Consumers widely support the national ivory ban that will take effect at the end of this year in China, but public awareness is still low, according to a report released on Tuesday by two NGOs.
Nearly 90 percent of those surveyed by the NGOs said they would support the ban.
More than half of past ivory buyers have stopped buying, according to the report, which was produced by TRAFFIC and the World Wildlife Fund.
The State Forestry Administration, which manages the ivory trade, announced in January that all commercial ivory processing and trading will be banned at year"s end.
The ban has been widely hailed by the international community as a policy that, if rigorously enforced, could help stop the poaching and reverse the decline of the African wild elephant population.
"China has shown great leadership on this urgent issue within a region plagued by illegal wildlife trade activity, which is exacerbated by legal markets. It is a huge step forward and a clear commitment to securing a future for Africa"s elephants," said Margaret Kinnaird, WWF"s wildlife practice leader.
"The next few months will be absolutely critical for the ban to be effectively enforced and communicated. We remain confident that as the doors to the largest legal ivory trade close, we start 2018 a step closer to securing a world where demand for ivory is significantly reduced," she said.
China had closed 12 processors and 55 retailers as of March this year. There are 105 ivory producers and stores in the list, mostly in Beijing, Shanghai, and Guangdong and Jiangsu provinces.
But among the 2,000 total survey respondents in 15 cities, only 19 percent can recall the regulation on ivory trade on their own, while just 46 percent can recall the ban when prompted.
Moreover, the survey also found that 1 in 5 consumers of ivory are persistent buyers, implying that they still intend to buy after the ban is implemented. But 62 percent of the persistent consumers are willing to reconsider future purchases, suggesting the potential to make them change their mind through effective messaging.
Experts suggest that improving understanding and knowledge of the ivory trade ban is essential and will provide a foundation for follow-up consumer messaging aimed at changing attitudes and behavior.
"Raising awareness about the law and the consequences of violating it could foster an environment that allows China to have a greater influence on consumer behavior," said Zhou Fei, head of the TRAFFIC China Programme and the WWF China Wildlife Trade Programme.
In 1981, China signed the Convention on the International Trade in Endangered Species of Wild Fauna and Flora. In 1989, the sale of ivory was prohibited worldwide after the African elephant population fell to 600,000 from 1.2 million in a decade.
The government banned all imports and exports of ivory tusks and related products in 1991. Penalties, ranging from heavy fines to imprisonment, and even capital punishment, are imposed for violators.
The report said that ivory purchases have dropped in the past three years in cities where regulations may be stricter and where there is more public awareness about the upcoming ivory trade ban－as in Beijing and Chengdu.
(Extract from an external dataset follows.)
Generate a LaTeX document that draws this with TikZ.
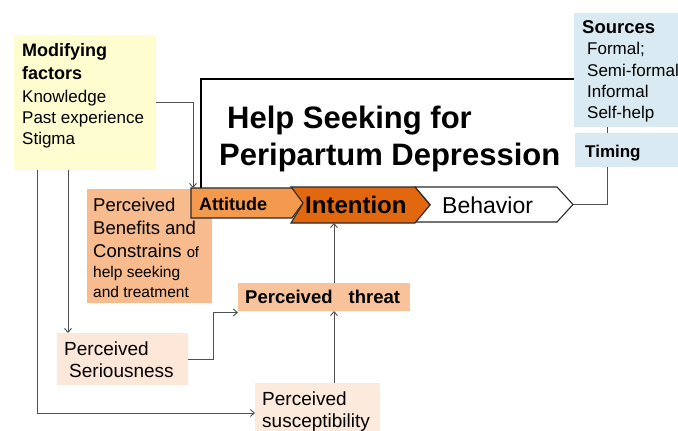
\documentclass[tikz,border=0pt]{standalone}
\usepackage{fontspec}
\setmainfont{Liberation Sans}
\usetikzlibrary{arrows.meta,calc}
\definecolor{yellowC}{HTML}{FDFDD0}
\definecolor{benC}{HTML}{F7BB8D}
\definecolor{thrC}{HTML}{F8C39A}
\definecolor{serC}{HTML}{FCE7D8}
\definecolor{susC}{HTML}{FCEADC}
\definecolor{blueC}{HTML}{DAEAF2}
\definecolor{attC}{HTML}{F39A4E}
\definecolor{intC}{HTML}{E2680F}
\definecolor{lineGray}{HTML}{505050}
\definecolor{edgeC}{HTML}{2A2A2A}
\tikzset{
  lbl/.style={inner sep=0pt, anchor=base west, text=black},
  box/.style={inner sep=0pt, outer sep=0pt, anchor=north west, draw=none},
  arr/.style={draw=lineGray, line width=0.9pt, -{Straight Barb[length=4pt,width=7pt]}},
  ln/.style={draw=lineGray, line width=0.9pt},
  chev/.style={draw=edgeC, line width=1.1pt, line join=miter},
  frameline/.style={draw=black, line width=1.3pt},
}
\newcommand{\fs}[1]{\fontsize{#1}{#1}\selectfont}
\begin{document}
\begin{tikzpicture}[x=1pt,y=-1pt]
\path[fill=white,use as bounding box] (0,0) rectangle (678,431);

% boxes
\node[box, fill=yellowC, minimum width=142pt, minimum height=135pt] (mod) at (14,35) {};
\node[box, fill=benC, minimum width=125pt, minimum height=114pt] (ben) at (87,189) {};
\node[box, fill=thrC, minimum width=172pt, minimum height=28pt] (thr) at (238,283) {};
\node[box, fill=serC, minimum width=131pt, minimum height=52pt] (ser) at (57,333) {};
\node[box, fill=susC, minimum width=125pt, minimum height=60pt] (susc) at (255,383) {};
\node[box, fill=blueC, minimum width=120pt, minimum height=114pt] (src) at (574,13) {};
\node[box, fill=blueC, minimum width=120pt, minimum height=34pt] (tim) at (575,133) {};

% chevron anchor nodes
\node[box, minimum width=112pt, minimum height=30pt] (att) at (191,188) {};
\node[box, minimum width=139pt, minimum height=36pt] (int) at (291,187) {};
\node[box, minimum width=158pt, minimum height=35pt] (beh) at (415,187) {};

% frame
\coordinate (fr) at (201,79);
\draw[frameline] ([xshift=10pt]att.north west) |- (fr -| src.west);

% chevrons
\draw[chev, fill=white] (beh.north west) -- ([xshift=-16pt]beh.north east) -- (beh.east)
  -- ([xshift=-16pt]beh.south east) -- (beh.south west) -- ([xshift=15pt]beh.west) -- cycle;
\draw[chev, fill=intC] (int.north west) -- ([xshift=-15pt]int.north east) -- (int.east)
  -- ([xshift=-15pt]int.south east) -- (int.south west) -- ([xshift=11pt]int.west) -- cycle;
\draw[chev, fill=attC] (att.north west) -- ([xshift=-11pt]att.north east) -- (att.east)
  -- ([xshift=-11pt]att.south east) -- (att.south west) -- cycle;

% texts
\node[lbl, font=\bfseries\fs{18}] (mod1) at (22,56.7) {Modifying};
\node[lbl, font=\bfseries\fs{18}] (mod2) at (22,79.3) {factors};
\node[lbl, font=\fs{17}] (mod3) at (22,102.7) {Knowledge};
\node[lbl, font=\fs{17}] (mod4) at (22,123.3) {Past experience};
\node[lbl, font=\fs{17}] (mod5) at (22,144.3) {Stigma};

\node[lbl, font=\fs{18.5}] (ben1) at (93,211.7) {Perceived};
\node[lbl, font=\fs{18.5}] (ben2) at (93,234) {Benefits and};
\node[lbl, font=\fs{18.5}] (ben3) at (93,257) {Constrains {\fs{14.8}of}};
\node[lbl, font=\fs{15.5}] (ben4) at (93,277.5) {help seeking};
\node[lbl, font=\fs{15.5}] (ben5) at (93,297.5) {and treatment};

\node[lbl, font=\bfseries\fs{31}] (tt1) at (227,128) {Help Seeking for};
\node[lbl, font=\bfseries\fs{31}] (tt2) at (219,165) {Peripartum Depression};

\node[lbl, font=\bfseries\fs{18}] (attT) at (199,210) {Attitude};
\node[lbl, font=\bfseries\fs{24}] (intT) at (305,213) {Intention};
\node[lbl, font=\fs{23}] (behT) at (442,213) {Behavior};

\node[lbl, font=\bfseries\fs{18.5}] (src1) at (582,34) {Sources};
\node[lbl, font=\fs{17}] (src2) at (587,54.5) {Formal;};
\node[lbl, font=\fs{17}] (src3) at (587,76) {Semi-formal};
\node[lbl, font=\fs{17}] (src4) at (587,97) {Informal};
\node[lbl, font=\fs{17}] (src5) at (587,118) {Self-help};
\node[lbl, font=\bfseries\fs{17}] (timT) at (585,157) {Timing};

\node[lbl, font=\bfseries\fs{18.5}] (thrT) at (245,303.3) {Perceived\hspace{11pt} threat};
\node[lbl, font=\fs{19}] (ser1) at (64,355) {Perceived};
\node[lbl, font=\fs{19}] (ser2) at (69,377) {Seriousness};
\node[lbl, font=\fs{19}] (sus1) at (262,405) {Perceived};
\node[lbl, font=\fs{19}] (sus2) at (262,427) {susceptibility};

% connectors
\draw[arr] (mod.east) -| ([xshift=2pt]att.north west);
\coordinate (m1) at ([xshift=23pt]mod.south west);
\coordinate (m2) at ([xshift=54pt]mod.south west);
\draw[arr] (m1) |- (susc.west);
\draw[arr] (m2) -- (m2 |- ser.north);
\draw[arr] (ser.east) -- ++(25,0) |- ([yshift=-1.5pt]thr.south west);
\coordinate (tx) at ([xshift=10pt]thr.south);
\draw[arr] (susc.north -| tx) -- (tx);
\draw[arr] (thr.north -| tx) -- (tx |- int.south);
\coordinate (tm) at ([xshift=32pt]tim.south west);
\draw[ln] (beh.east) -| (tm);
\draw[ln] (src.south -| tm) -- (tim.north -| tm);
\end{tikzpicture}
\end{document}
As NGOs have called for the closure of all legal domestic markets for ivory－believed to contribute to poaching and illegal trade－the ivory carving skill that was included in the First National List of Intangible Cultural Heritage Conservation in 2006 may face extinction.
To protect ivory carving as an intangible cultural heritage, the forestry administration is encouraging carvers to use their skills on other materials, and has invited some to keep their craft alive via written, audio and video records.